* **To be done**:
Extract each line of the material that follows exactly and omit its pictures.
··· Recorded data
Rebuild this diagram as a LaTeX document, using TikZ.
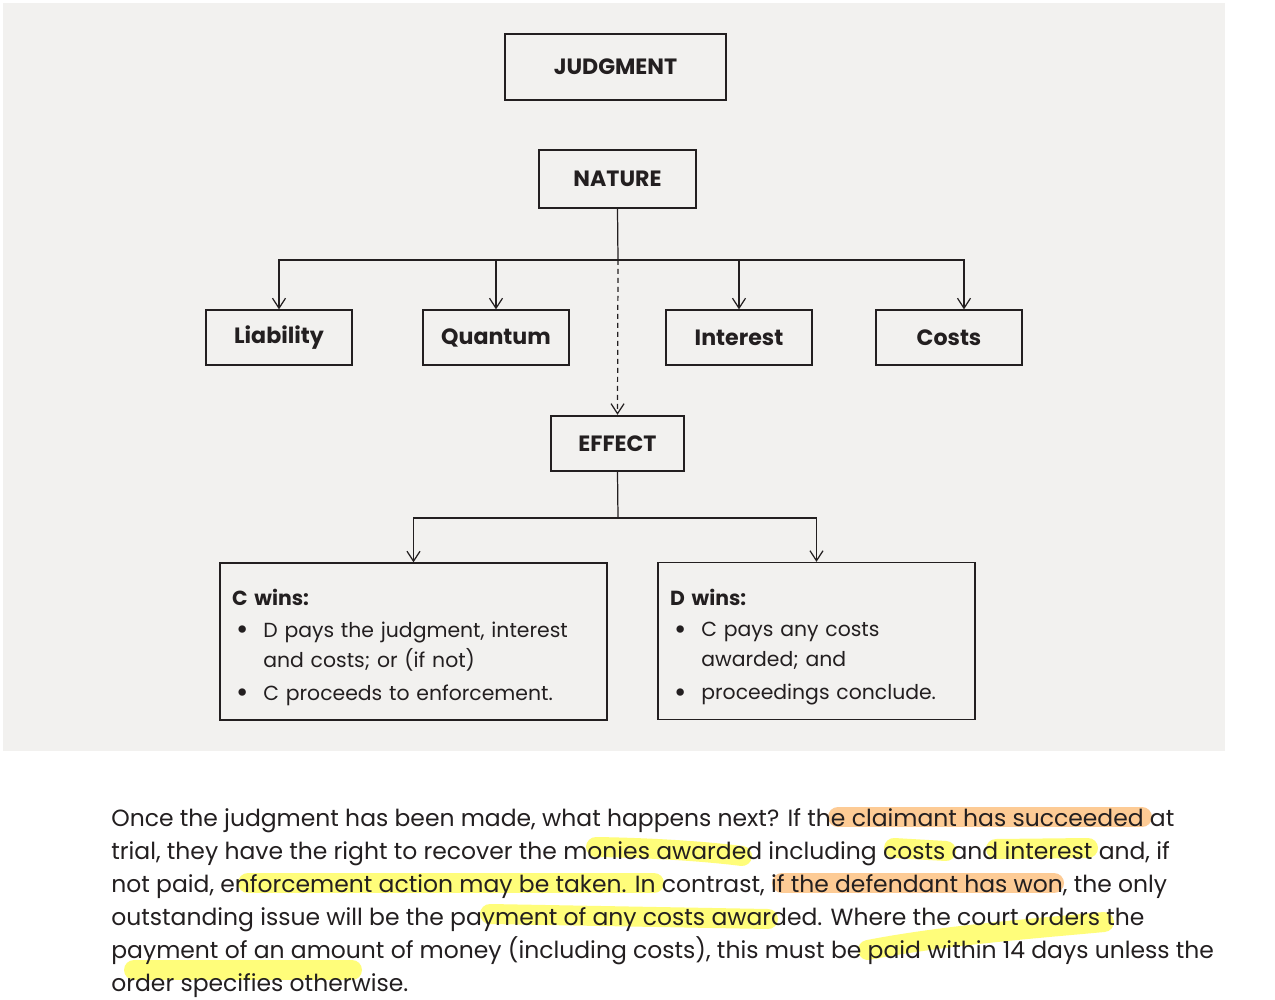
\documentclass[tikz,border=0pt]{standalone}
\usepackage{fontspec}
\setmainfont{Poppins}
\usepackage{xcolor}
\usetikzlibrary{arrows.meta,positioning,calc}
\definecolor{panel}{HTML}{F2F1EF}
\definecolor{ink}{HTML}{231F20}
\definecolor{hlyellow}{HTML}{FFFD7A}
\definecolor{hlorange}{HTML}{FDCB95}
\newcommand{\labelfont}{\fontsize{12.6}{15}\selectfont\bfseries}
\newcommand{\boxfont}{\fontsize{11.6}{17}\selectfont}
\newcommand{\parafont}{\fontsize{13.35}{18}\selectfont}
\newcommand{\blt}{\hspace{0.08cm}{\fontsize{17}{17}\selectfont\raisebox{-0.15ex}{\textbullet}}}

\begin{document}
\begin{tikzpicture}[
    x=0.02cm, y=-0.02cm,
    >={Straight Barb[length=2mm,width=2.6mm]},
    head/.style={draw=ink, line width=1.4pt, inner sep=0pt, font=\labelfont, text=ink},
    topic/.style={draw=ink, line width=0.75pt, inner sep=0pt, minimum width=2.92cm, minimum height=1.1cm, font=\labelfont, text=ink},
    outcome/.style={draw=ink, line width=0.75pt, inner xsep=0.24cm, minimum height=3.14cm, align=left, font=\boxfont, text=ink},
    link/.style={draw=ink, line width=0.7pt},
    paraline/.style={anchor=base west, inner sep=0pt, font=\parafont, text=ink},
    hlyel/.style={draw=hlyellow, line width=0.4cm, line cap=round},
    hlor/.style={draw=hlorange, line width=0.4cm, line cap=round}
]
\useasboundingbox (0,0) rectangle (1275,1000);
\fill[white] (0,0) rectangle (1275,1000);
\fill[panel] (3,3) rectangle (1225,751);

\node[head, minimum width=4.42cm, minimum height=1.32cm] (judgment) at (615.5,67) {JUDGMENT};
\node[head, minimum width=3.14cm, minimum height=1.16cm] (nature) at (617.5,179) {NATURE};

\node[topic] (liability) at (279,337.5) {Liability};
\node[topic] (quantum) at (496,337.5) {Quantum};
\node[topic] (interest) at (739,337.5) {Interest};
\node[topic] (costs) at (949,337.5) {Costs};

\node[head, minimum width=2.66cm, minimum height=1.1cm] (effect) at (617.5,443.5) {EFFECT};

\node[outcome, text width=7.26cm] (cwins) at (413.5,641.5) {%
\begin{tabular}{@{}l@{\hspace{0.3cm}}l@{}}
\multicolumn{2}{@{}l@{}}{\rule{0pt}{0.64cm}\textbf{C wins:}}\\[1pt]
\blt & D pays the judgment, interest\\
 & and costs; or (if not)\\[2pt]
\blt & C proceeds to enforcement.
\end{tabular}};
\node[outcome, text width=5.86cm] (dwins) at (816.5,641) {%
\begin{tabular}{@{}l@{\hspace{0.3cm}}l@{}}
\multicolumn{2}{@{}l@{}}{\rule{0pt}{0.64cm}\textbf{D wins:}}\\[1pt]
\blt & C pays any costs\\
 & awarded; and\\[2pt]
\blt & proceedings conclude.
\end{tabular}};

\coordinate (split) at (618,260);
\coordinate (fork) at (618,518);

\draw[link] (nature.south) -- (split);
\draw[link, ->] (split) -| (liability.north);
\draw[link, ->] (split) -| (quantum.north);
\draw[link, ->] (split) -| (interest.north);
\draw[link, ->] (split) -| ([xshift=0.3cm]costs.north);
\draw[link, ->, dash pattern=on 1mm off 0.8mm] (split) -- (effect.north);
\draw[link] (effect.south) -- (fork);
\draw[link, ->] (fork) -| (cwins.north);
\draw[link, ->] (fork) -| (dwins.north);

% highlighter strokes behind the text
\draw[hlor] (838,817) -- (1142,817);
\draw[hlyel] (596,847) .. controls (660,848) and (710,852) .. (742,856);
\draw[hlyel] (894,848) -- (946,851);
\draw[hlyel] (996,849) -- (1088,848);
\draw[hlyel] (248,883) -- (654,883);
\draw[hlor] (782,883) -- (1054,883);
\draw[hlyel] (490,914) -- (768,919);
\draw[hlyel] (868,950) .. controls (945,935) and (1040,928) .. (1104,922);
\draw[hlyel] (134,970) -- (352,970);

\node[paraline] (para1) at (111,826) {Once the judgment has been made, what happens next? If the claimant has succeeded at};
\node[paraline] (para2) at (111,859) {trial, they have the right to recover the monies awarded including costs and interest and, if};
\node[paraline] (para3) at (111,892) {not paid, enforcement action may be taken. In contrast, if the defendant has won, the only};
\node[paraline] (para4) at (111,925) {outstanding issue will be the payment of any costs awarded. Where the court orders the};
\node[paraline] (para5) at (111,958) {payment of an amount of money (including costs), this must be paid within 14 days unless the};
\node[paraline] (para6) at (111,991) {order specifies otherwise.};
\end{tikzpicture}
\end{document}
······
* **Result**:
Rebuild this diagram as a LaTeX document, using TikZ.
\documentclass[tikz,border=0pt]{standalone}
\usepackage{fontspec}
\setmainfont{Poppins}
\usepackage{xcolor}
\usetikzlibrary{arrows.meta,positioning,calc}
\definecolor{panel}{HTML}{F2F1EF}
\definecolor{ink}{HTML}{231F20}
\definecolor{hlyellow}{HTML}{FFFD7A}
\definecolor{hlorange}{HTML}{FDCB95}
\newcommand{\labelfont}{\fontsize{12.6}{15}\selectfont\bfseries}
\newcommand{\boxfont}{\fontsize{11.6}{17}\selectfont}
\newcommand{\parafont}{\fontsize{13.35}{18}\selectfont}
\newcommand{\blt}{\hspace{0.08cm}{\fontsize{17}{17}\selectfont\raisebox{-0.15ex}{\textbullet}}}

\begin{document}
\begin{tikzpicture}[
    x=0.02cm, y=-0.02cm,
    >={Straight Barb[length=2mm,width=2.6mm]},
    head/.style={draw=ink, line width=1.4pt, inner sep=0pt, font=\labelfont, text=ink},
    topic/.style={draw=ink, line width=0.75pt, inner sep=0pt, minimum width=2.92cm, minimum height=1.1cm, font=\labelfont, text=ink},
    outcome/.style={draw=ink, line width=0.75pt, inner xsep=0.24cm, minimum height=3.14cm, align=left, font=\boxfont, text=ink},
    link/.style={draw=ink, line width=0.7pt},
    paraline/.style={anchor=base west, inner sep=0pt, font=\parafont, text=ink},
    hlyel/.style={draw=hlyellow, line width=0.4cm, line cap=round},
    hlor/.style={draw=hlorange, line width=0.4cm, line cap=round}
]
\useasboundingbox (0,0) rectangle (1275,1000);
\fill[white] (0,0) rectangle (1275,1000);
\fill[panel] (3,3) rectangle (1225,751);

\node[head, minimum width=4.42cm, minimum height=1.32cm] (judgment) at (615.5,67) {JUDGMENT};
\node[head, minimum width=3.14cm, minimum height=1.16cm] (nature) at (617.5,179) {NATURE};

\node[topic] (liability) at (279,337.5) {Liability};
\node[topic] (quantum) at (496,337.5) {Quantum};
\node[topic] (interest) at (739,337.5) {Interest};
\node[topic] (costs) at (949,337.5) {Costs};

\node[head, minimum width=2.66cm, minimum height=1.1cm] (effect) at (617.5,443.5) {EFFECT};

\node[outcome, text width=7.26cm] (cwins) at (413.5,641.5) {%
\begin{tabular}{@{}l@{\hspace{0.3cm}}l@{}}
\multicolumn{2}{@{}l@{}}{\rule{0pt}{0.64cm}\textbf{C wins:}}\\[1pt]
\blt & D pays the judgment, interest\\
 & and costs; or (if not)\\[2pt]
\blt & C proceeds to enforcement.
\end{tabular}};
\node[outcome, text width=5.86cm] (dwins) at (816.5,641) {%
\begin{tabular}{@{}l@{\hspace{0.3cm}}l@{}}
\multicolumn{2}{@{}l@{}}{\rule{0pt}{0.64cm}\textbf{D wins:}}\\[1pt]
\blt & C pays any costs\\
 & awarded; and\\[2pt]
\blt & proceedings conclude.
\end{tabular}};

\coordinate (split) at (618,260);
\coordinate (fork) at (618,518);

\draw[link] (nature.south) -- (split);
\draw[link, ->] (split) -| (liability.north);
\draw[link, ->] (split) -| (quantum.north);
\draw[link, ->] (split) -| (interest.north);
\draw[link, ->] (split) -| ([xshift=0.3cm]costs.north);
\draw[link, ->, dash pattern=on 1mm off 0.8mm] (split) -- (effect.north);
\draw[link] (effect.south) -- (fork);
\draw[link, ->] (fork) -| (cwins.north);
\draw[link, ->] (fork) -| (dwins.north);

% highlighter strokes behind the text
\draw[hlor] (838,817) -- (1142,817);
\draw[hlyel] (596,847) .. controls (660,848) and (710,852) .. (742,856);
\draw[hlyel] (894,848) -- (946,851);
\draw[hlyel] (996,849) -- (1088,848);
\draw[hlyel] (248,883) -- (654,883);
\draw[hlor] (782,883) -- (1054,883);
\draw[hlyel] (490,914) -- (768,919);
\draw[hlyel] (868,950) .. controls (945,935) and (1040,928) .. (1104,922);
\draw[hlyel] (134,970) -- (352,970);

\node[paraline] (para1) at (111,826) {Once the judgment has been made, what happens next? If the claimant has succeeded at};
\node[paraline] (para2) at (111,859) {trial, they have the right to recover the monies awarded including costs and interest and, if};
\node[paraline] (para3) at (111,892) {not paid, enforcement action may be taken. In contrast, if the defendant has won, the only};
\node[paraline] (para4) at (111,925) {outstanding issue will be the payment of any costs awarded. Where the court orders the};
\node[paraline] (para5) at (111,958) {payment of an amount of money (including costs), this must be paid within 14 days unless the};
\node[paraline] (para6) at (111,991) {order specifies otherwise.};
\end{tikzpicture}
\end{document}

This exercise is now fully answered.